"Till death do us part?" Not quite. Around one in three marriages in Germany ends prematurely. Each time, this involves significant costs for both parties. Each spouse faces the question of whether they can deduct their divorce costs as extraordinary burdens to reduce tax. A distinction must be made between the costs of the divorce proceedings and the consequential matters.
The Federal Fiscal Court has now clarified the legal uncertainty and agonising doubt as to whether divorce costs are tax-deductible from 2013 - unfortunately to the detriment of taxpayers:
Following this decision, legal costs related to a divorce are no longer tax-deductible: neither for consequential matters, e.g. post-marital maintenance, child matters, gain adjustment and asset settlement (as before), nor since 2013 for the actual divorce and pension rights adjustment.
BUT: The Münster Tax Court recently ruled that legal costs to obtain post-marital maintenance are deductible as income-related expenses if the maintenance recipient taxes the maintenance payments as other income according to § 22 no. 1a EStG (FG Münster of 3.12.2019, 1 K 494/18 E).
The case: The claimant and her now-divorced husband separated in 2012. They conducted family court proceedings at the district court, which included the divorce, pension rights adjustment, and post-marital maintenance. In 2014, the marriage was dissolved by the district court, and the claimant's former husband was ordered to make monthly maintenance payments. The woman sued for higher monthly payments against the district court's decision. In 2015, a court settlement was reached on the maintenance amount. In her 2015 income tax return, the claimant declared other income in the amount of the maintenance payments received and claimed the legal costs (court and legal fees) as tax-reducing. The tax office refused to consider them.

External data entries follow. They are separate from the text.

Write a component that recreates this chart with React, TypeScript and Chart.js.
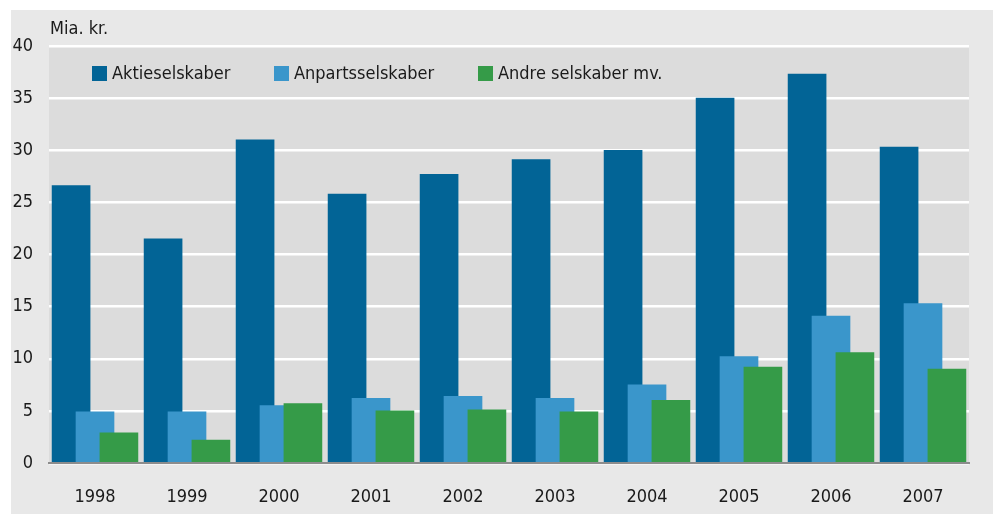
import React, { useEffect, useRef } from "react";
import { Chart, registerables } from "chart.js";

Chart.register(...registerables);

const years = ["1998", "1999", "2000", "2001", "2002", "2003", "2004", "2005", "2006", "2007"];
const aktieselskaber = [26.6, 21.5, 31.0, 25.8, 27.7, 29.1, 30.0, 35.0, 37.3, 30.3];
const anpartsselskaber = [4.9, 4.9, 5.5, 6.2, 6.4, 6.2, 7.5, 10.2, 14.1, 15.3];
const andreSelskaber = [2.9, 2.2, 5.7, 5.0, 5.1, 4.9, 6.0, 9.2, 10.6, 9.0];
const seriesNames = ["Aktieselskaber", "Anpartsselskaber", "Andre selskaber mv."];
const seriesColors = ["#026496", "#3a96cb", "#359b48"];
const yTicks = [0, 5, 10, 15, 20, 25, 30, 35, 40];
const unitLabel = "Mia. kr.";

const FONT = "'DejaVu Sans Condensed', 'DejaVu Sans', sans-serif";
const SHIFT = 0.26;

const bgPlugin = {
  id: "bgPlugin",
  beforeDraw(chart: any) {
    const { ctx, chartArea } = chart;
    ctx.save();
    ctx.fillStyle = "#e8e8e8";
    ctx.fillRect(11, 10, 982, 504);
    ctx.fillStyle = "#dcdcdc";
    ctx.fillRect(chartArea.left, chartArea.top, chartArea.right - chartArea.left, chartArea.bottom - chartArea.top);
    ctx.restore();
  },
  afterDraw(chart: any) {
    const { ctx, chartArea } = chart;
    ctx.save();
    ctx.fillStyle = "#1a1a1a";
    ctx.font = `18px ${FONT}`;
    ctx.textBaseline = "middle";
    ctx.textAlign = "left";
    ctx.fillText(unitLabel, chartArea.left + 1, 29);
    const legendX = [92, 274, 478];
    seriesNames.forEach((name, i) => {
      ctx.fillStyle = seriesColors[i];
      ctx.fillRect(legendX[i], 66, 15, 15);
      ctx.fillStyle = "#1a1a1a";
      ctx.fillText(name, legendX[i] + 20, 74);
    });
    ctx.restore();
  },
};

export default function App() {
  const ref = useRef<HTMLCanvasElement>(null);
  useEffect(() => {
    document.body.style.margin = "0";
    const series = [aktieselskaber, anpartsselskaber, andreSelskaber];
    const chart = new Chart(ref.current as HTMLCanvasElement, {
      type: "bar",
      data: {
        datasets: series.map((vals, s) => ({
          label: seriesNames[s],
          data: vals.map((v, i) => ({ x: i + (s - 1) * SHIFT, y: v })),
          backgroundColor: seriesColors[s],
          borderWidth: 0,
          barThickness: 38,
          grouped: false,
          order: 3 - s,
        })),
      },
      options: {
        animation: false,
        responsive: false,
        layout: { padding: { left: 0, right: 29, top: 46, bottom: 0 } },
        plugins: { legend: { display: false }, tooltip: { enabled: false } },
        scales: {
          x: {
            type: "linear",
            offset: false,
            min: -0.5,
            max: 9.5,
            afterFit: (scale: any) => { scale.height = 51; },
            afterBuildTicks: (scale: any) => { scale.ticks = years.map((_, i) => ({ value: i })); },
            ticks: {
              autoSkip: false,
              maxRotation: 0,
              padding: 24,
              color: "#1a1a1a",
              font: { family: FONT, size: 18 },
              callback: (v: any) => (years[v] !== undefined ? years[v] : ""),
            },
            grid: { display: false, drawTicks: false },
            border: { display: true, color: "#8c8c8c", width: 2 },
          },
          y: {
            min: 0,
            max: 40,
            afterFit: (scale: any) => { scale.width = 49; },
            afterBuildTicks: (scale: any) => { scale.ticks = yTicks.map((v) => ({ value: v })); },
            ticks: {
              padding: 16,
              color: "#1a1a1a",
              font: { family: FONT, size: 18 },
            },
            grid: { color: "#ffffff", lineWidth: 2.5, drawTicks: false },
            border: { display: false },
          },
        },
      },
      plugins: [bgPlugin],
    });
    return () => chart.destroy();
  }, []);
  return (
    <div style={{ position: "absolute", left: 0, top: 0, width: 998, height: 514, background: "#fff" }}>
      <canvas ref={ref} width={998} height={514} style={{ display: "block", width: 998, height: 514 }} />
    </div>
  );
}
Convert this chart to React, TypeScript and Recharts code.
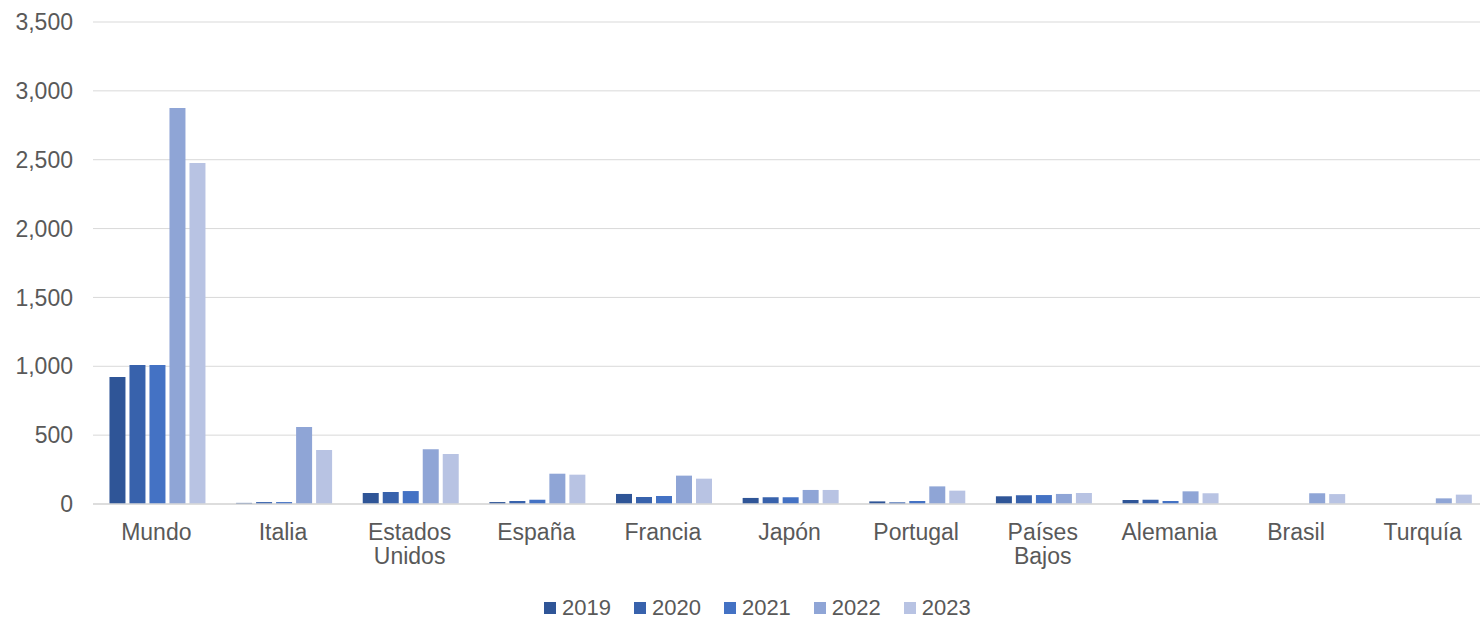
import React from 'react';
import { BarChart, Bar, XAxis, YAxis, CartesianGrid, Legend } from 'recharts';

const categories = ['Mundo', 'Italia', 'Estados Unidos', 'España', 'Francia', 'Japón', 'Portugal', 'Países Bajos', 'Alemania', 'Brasil', 'Turquía'];

const years = ['2019', '2020', '2021', '2022', '2023'];

const v2019 = [922, 8, 80, 14, 73, 44, 19, 56, 29, null, null];
const v2020 = [1009, 14, 87, 22, 51, 49, 12, 63, 31, null, null];
const v2021 = [1009, 14, 94, 31, 58, 49, 22, 65, 22, null, null];
const v2022 = [2876, 559, 397, 220, 206, 102, 128, 73, 92, 78, 41];
const v2023 = [2476, 392, 363, 213, 184, 102, 97, 80, 78, 72, 68];

const yTicks = [0, 500, 1000, 1500, 2000, 2500, 3000, 3500];

const colors = ['#2F5597', '#3862AC', '#4472C4', '#8FA5D6', '#B8C3E3'];

const series = [v2019, v2020, v2021, v2022, v2023];

const data = categories.map((name, i) => {
  const row: any = { name };
  years.forEach((y, k) => {
    row[y] = series[k][i];
  });
  return row;
});

const FONT = '"Liberation Sans", Arial, sans-serif';
const TEXT = '#595959';

// two-word country names go on two lines, like the original
const CategoryTick = ({ x, y, payload }: any) => {
  const lines = String(payload.value).split(' ');
  return (
    <text x={x} y={y} textAnchor="middle" fill={TEXT} fontSize={23} fontFamily={FONT}>
      {lines.map((l, i) => (
        <tspan key={i} x={x} dy={i === 0 ? 16 : 24}>
          {l}
        </tspan>
      ))}
    </text>
  );
};

const LegendContent = () => (
  <div style={{ display: 'flex', alignItems: 'center', paddingLeft: 544, height: 24, fontFamily: FONT, fontSize: 22, color: TEXT }}>
    {years.map((y, i) => (
      <div key={y} style={{ display: 'flex', alignItems: 'center', marginRight: 23 }}>
        <span style={{ width: 12, height: 12, background: colors[i], display: 'inline-block', marginRight: 6 }} />
        <span style={{ lineHeight: '24px' }}>{y}</span>
      </div>
    ))}
  </div>
);

export default function App() {
  return (
    <div style={{ position: 'absolute', left: 0, top: 0, width: 1480, height: 620, overflow: 'hidden', background: '#fff' }}>
      <BarChart
        width={1486}
        height={620}
        data={data}
        margin={{ top: 22, right: 0, bottom: 0, left: 0 }}
        barCategoryGap="13%"
        barGap={4}
      >
        <CartesianGrid vertical={false} stroke="#D9D9D9" strokeWidth={1} />
        <YAxis
          width={93}
          domain={[0, 3500]}
          ticks={yTicks}
          axisLine={false}
          tickLine={false}
          tickMargin={14}
          tickFormatter={(v: number) => v.toLocaleString('en-US')}
          tick={{ fill: TEXT, fontSize: 23, fontFamily: FONT }}
        />
        <XAxis
          dataKey="name"
          height={92}
          interval={0}
          tickLine={false}
          axisLine={{ stroke: '#D9D9D9', strokeWidth: 1.5 }}
          tickMargin={14}
          tick={<CategoryTick />}
        />
        <Legend
          content={<LegendContent />}
          wrapperStyle={{ top: 596, left: 0, width: 1480, height: 24 }}
        />
        {years.map((y, i) => (
          <Bar key={y} dataKey={y} fill={colors[i]} isAnimationActive={false} />
        ))}
      </BarChart>
    </div>
  );
}
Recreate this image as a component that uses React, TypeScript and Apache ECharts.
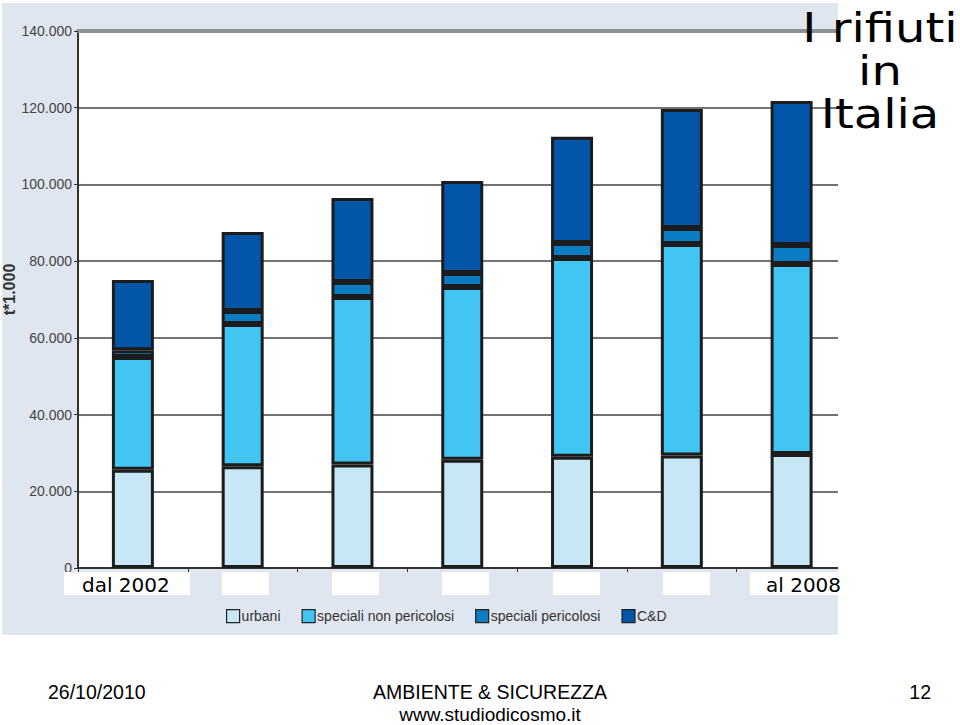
import React, { useEffect, useRef } from "react";
import * as echarts from "echarts";

const years = ["2002", "2003", "2004", "2005", "2006", "2007", "2008"];
const urbani = [25600, 26500, 27000, 28200, 29000, 29300, 29700];
const specialiNonPericolosi = [29400, 37100, 43650, 45060, 51800, 55170, 49550];
const specialiPericolosi = [1800, 3400, 3900, 3640, 3900, 4180, 4950];
const cd = [18300, 20600, 21900, 24000, 27700, 31000, 37550];
const seriesNames = ["urbani", "speciali non pericolosi", "speciali pericolosi", "C&D"];
const seriesColors = ["#c7e7f7", "#42c5f2", "#0b7dc4", "#0356a7"];
const yTicks = [0, 20000, 40000, 60000, 80000, 100000, 120000, 140000];
const titleLines = ["I rifiuti", "in", "Italia"];

const ARIAL = "'Liberation Sans', Arial, sans-serif";
const COMIC = "'DejaVu Sans', sans-serif";

function fmt(v: number) {
  if (v === 0) return "0";
  const s = String(v);
  return s.slice(0, s.length - 3) + "." + s.slice(s.length - 3);
}

export default function App() {
  const ref = useRef<HTMLDivElement>(null);
  useEffect(() => {
    if (!ref.current) return;
    const chart = echarts.init(ref.current, null, { renderer: "svg" });
    const data = [urbani, specialiNonPericolosi, specialiPericolosi, cd];
    const boxXs = [222, 332, 442, 553, 663];
    chart.setOption({
      animation: false,
      backgroundColor: "#ffffff",
      grid: {
        left: 78,
        top: 31,
        right: 113.5,
        bottom: 157,
        show: true,
        backgroundColor: "#ffffff",
        borderWidth: 0,
        outerBoundsMode: "none",
        containLabel: false,
      },
      legend: {
        left: 221,
        top: 604,
        itemWidth: 13,
        itemHeight: 13,
        itemGap: 21,
        icon: "rect",
        data: seriesNames,
        textStyle: { fontFamily: ARIAL, fontSize: 14, color: "#333", padding: [0, 0, 0, -3] },
        itemStyle: { borderColor: "#222", borderWidth: 1.2 },
      },
      xAxis: [
        {
          type: "category",
          data: years,
          position: "bottom",
          axisLine: { lineStyle: { color: "#333", width: 2 } },
          axisTick: { show: true, length: 4, lineStyle: { color: "#333" } },
          axisLabel: { show: false },
          splitLine: { show: false },
        },
        {
          type: "category",
          data: years,
          position: "top",
          axisLine: { lineStyle: { color: "#8c9197", width: 4 } },
          axisTick: { show: false },
          axisLabel: { show: false },
        },
      ],
      yAxis: {
        type: "value",
        min: 0,
        max: 140000,
        interval: 20000,
        name: "t*1.000",
        nameLocation: "middle",
        nameRotate: 90,
        nameGap: 61,
        nameMoveOverlap: false,
        nameTextStyle: { fontFamily: ARIAL, fontSize: 16, fontWeight: "bold", color: "#333", padding: [0, 0, 0, 20] },
        axisLine: { show: true, lineStyle: { color: "#333", width: 2 } },
        axisTick: { show: true, length: 4, lineStyle: { color: "#333" } },
        axisLabel: {
          margin: 6,
          fontFamily: ARIAL,
          fontSize: 14,
          color: "#444",
          formatter: (v: number) => (yTicks.includes(v) ? fmt(v) : ""),
        },
        splitLine: { show: true, lineStyle: { color: "#444", width: 1.5 } },
      },
      series: seriesNames.map((name, i) => ({
        name,
        type: "bar",
        stack: "total",
        barWidth: 42,
        data: data[i],
        itemStyle: { color: seriesColors[i], borderColor: "#1c1c1c", borderWidth: 3 },
      })),
      graphic: [
        { type: "rect", z: -1, shape: { x: 2, y: 3, width: 836, height: 632 }, style: { fill: "#e0e6f0" } },
        { type: "rect", z: 1, shape: { x: 64, y: 572, width: 126, height: 23 }, style: { fill: "#ffffff" } },
        ...boxXs.map((x) => ({ type: "rect", z: 1, shape: { x, y: 572, width: 47, height: 23 }, style: { fill: "#ffffff" } })),
        { type: "rect", z: 1, shape: { x: 750, y: 572, width: 88, height: 23 }, style: { fill: "#ffffff" } },
        { type: "rect", z: 50, shape: { x: 838, y: 0, width: 122, height: 640 }, style: { fill: "#ffffff" } },
        {
          type: "text", z: 60, x: 82, y: 585,
          style: { text: "dal 2002", fontFamily: COMIC, fontSize: 20, fill: "#000", textVerticalAlign: "middle" },
        },
        {
          type: "text", z: 60, x: 766, y: 585,
          style: { text: "al 2008", fontFamily: COMIC, fontSize: 20, fill: "#000", textVerticalAlign: "middle" },
        },
        ...titleLines.map((t, i) => ({
          type: "text",
          z: 60,
          x: 880,
          y: 28 + i * 43,
          scaleX: 1.2,
          style: {
            text: t,
            fontFamily: COMIC,
            fontSize: 40,
            fill: "#000",
            textAlign: "center",
            textVerticalAlign: "middle",
          },
        })),
        {
          type: "text", z: 60, x: 48, y: 692,
          style: { text: "26/10/2010", fontFamily: ARIAL, fontSize: 19.5, fill: "#000", textVerticalAlign: "middle" },
        },
        {
          type: "text", z: 60, x: 490, y: 692,
          style: { text: "AMBIENTE & SICUREZZA", fontFamily: ARIAL, fontSize: 19.5, fill: "#000", textAlign: "center", textVerticalAlign: "middle" },
        },
        {
          type: "text", z: 60, x: 490, y: 714,
          style: { text: "www.studiodicosmo.it", fontFamily: ARIAL, fontSize: 19, fill: "#000", textAlign: "center", textVerticalAlign: "middle" },
        },
        {
          type: "text", z: 60, x: 931, y: 692,
          style: { text: "12", fontFamily: ARIAL, fontSize: 19.5, fill: "#000", textAlign: "right", textVerticalAlign: "middle" },
        },
      ],
    });
    return () => chart.dispose();
  }, []);
  return <div ref={ref} style={{ position: "fixed", left: 0, top: 0, width: 960, height: 725 }} />;
}
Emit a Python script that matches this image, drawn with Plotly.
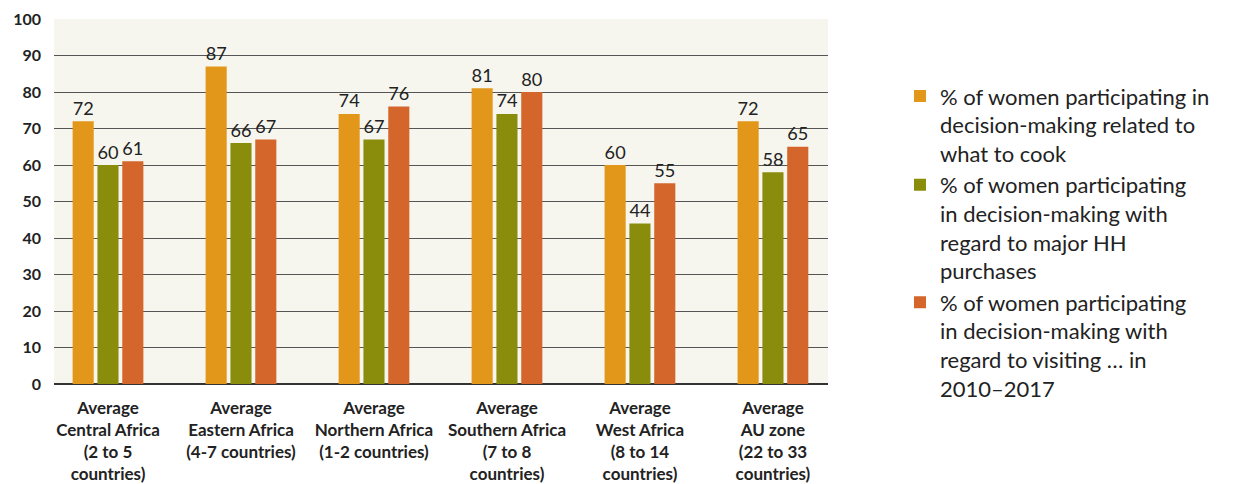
import plotly.graph_objects as go

categories = [
    "<b>Average<br>Central Africa<br>(2 to 5<br>countries)</b>",
    "<b>Average<br>Eastern Africa<br>(4-7 countries)</b>",
    "<b>Average<br>Northern Africa<br>(1-2 countries)</b>",
    "<b>Average<br>Southern Africa<br>(7 to 8<br>countries)</b>",
    "<b>Average<br>West Africa<br>(8 to 14<br>countries)</b>",
    "<b>Average<br>AU zone<br>(22 to 33<br>countries)</b>",
]
cook = [72, 87, 74, 81, 60, 72]
purchases = [60, 66, 67, 74, 44, 58]
visiting = [61, 67, 76, 80, 55, 65]

series_names = [
    "% of women participating in<br>decision-making related to<br>what to cook",
    "% of women participating<br>in decision-making with<br>regard to major HH<br>purchases",
    "% of women participating<br>in decision-making with<br>regard to visiting … in<br>2010–2017",
]
colors = ["#E2971B", "#8A8D0C", "#D4662B"]

FONT = "Lato"
fig = go.Figure()
xs = list(range(len(categories)))
for name, vals, col in zip(series_names, [cook, purchases, visiting], colors):
    fig.add_trace(go.Bar(
        x=xs, y=vals, name=name, marker_color=col, marker_line_width=0,
        text=[str(v) for v in vals], textposition="outside",
        textfont=dict(size=21, color="#222222", family=FONT),
        cliponaxis=False,
    ))

fig.update_layout(
    width=1237, height=484,
    margin=dict(l=46, r=417, t=11, b=108, autoexpand=False),
    paper_bgcolor="white", plot_bgcolor="#F7F6EE",
    barmode="group", bargap=0.44, bargroupgap=0.15,
    font=dict(family=FONT, color="#222222"),
    showlegend=True,
    legend=dict(x=1.093, y=0.846, xanchor="left", yanchor="top", valign="top",
                font=dict(size=22, family=FONT, color="#222222"),
                tracegroupgap=4, bgcolor="rgba(0,0,0,0)"),
)
fig.update_xaxes(
    tickmode="array", tickvals=xs, ticktext=categories,
    range=[-0.406, 5.414], showgrid=False, zeroline=False,
    tickfont=dict(size=17, family=FONT, color="#222222"),
    showline=False, ticks="", automargin=False, ticklabelstandoff=12,
)
fig.update_yaxes(
    range=[0, 100], dtick=10, showgrid=True, gridcolor="#555555", gridwidth=1,
    zeroline=True, zerolinecolor="#333333", zerolinewidth=1.5,
    tickfont=dict(size=16, family=FONT, color="#222222"),
    tickformat="d", ticklabelstandoff=12, automargin=False,
    showline=False, ticks="",
    tickprefix="<b>", ticksuffix="</b>",
)

fig.write_html("out.html")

According to the judges, the maintenance recipient's legal costs are to be considered as income-related expenses because she taxed the maintenance payments from her ex-husband according to § 22 no. 1a EStG. The woman incurred the legal costs to receive (higher) income in the form of maintenance payments in the future. The maintenance payments are to be treated as taxable income according to § 22 no. 1a EStG because the ex-husband, as the payer, had the option to deduct his maintenance payments as special expenses according to § 10 para. 1a EStG, so-called real splitting. The maintenance payments are thus fully equated with other income. This means that a full deduction of income-related expenses must also be possible.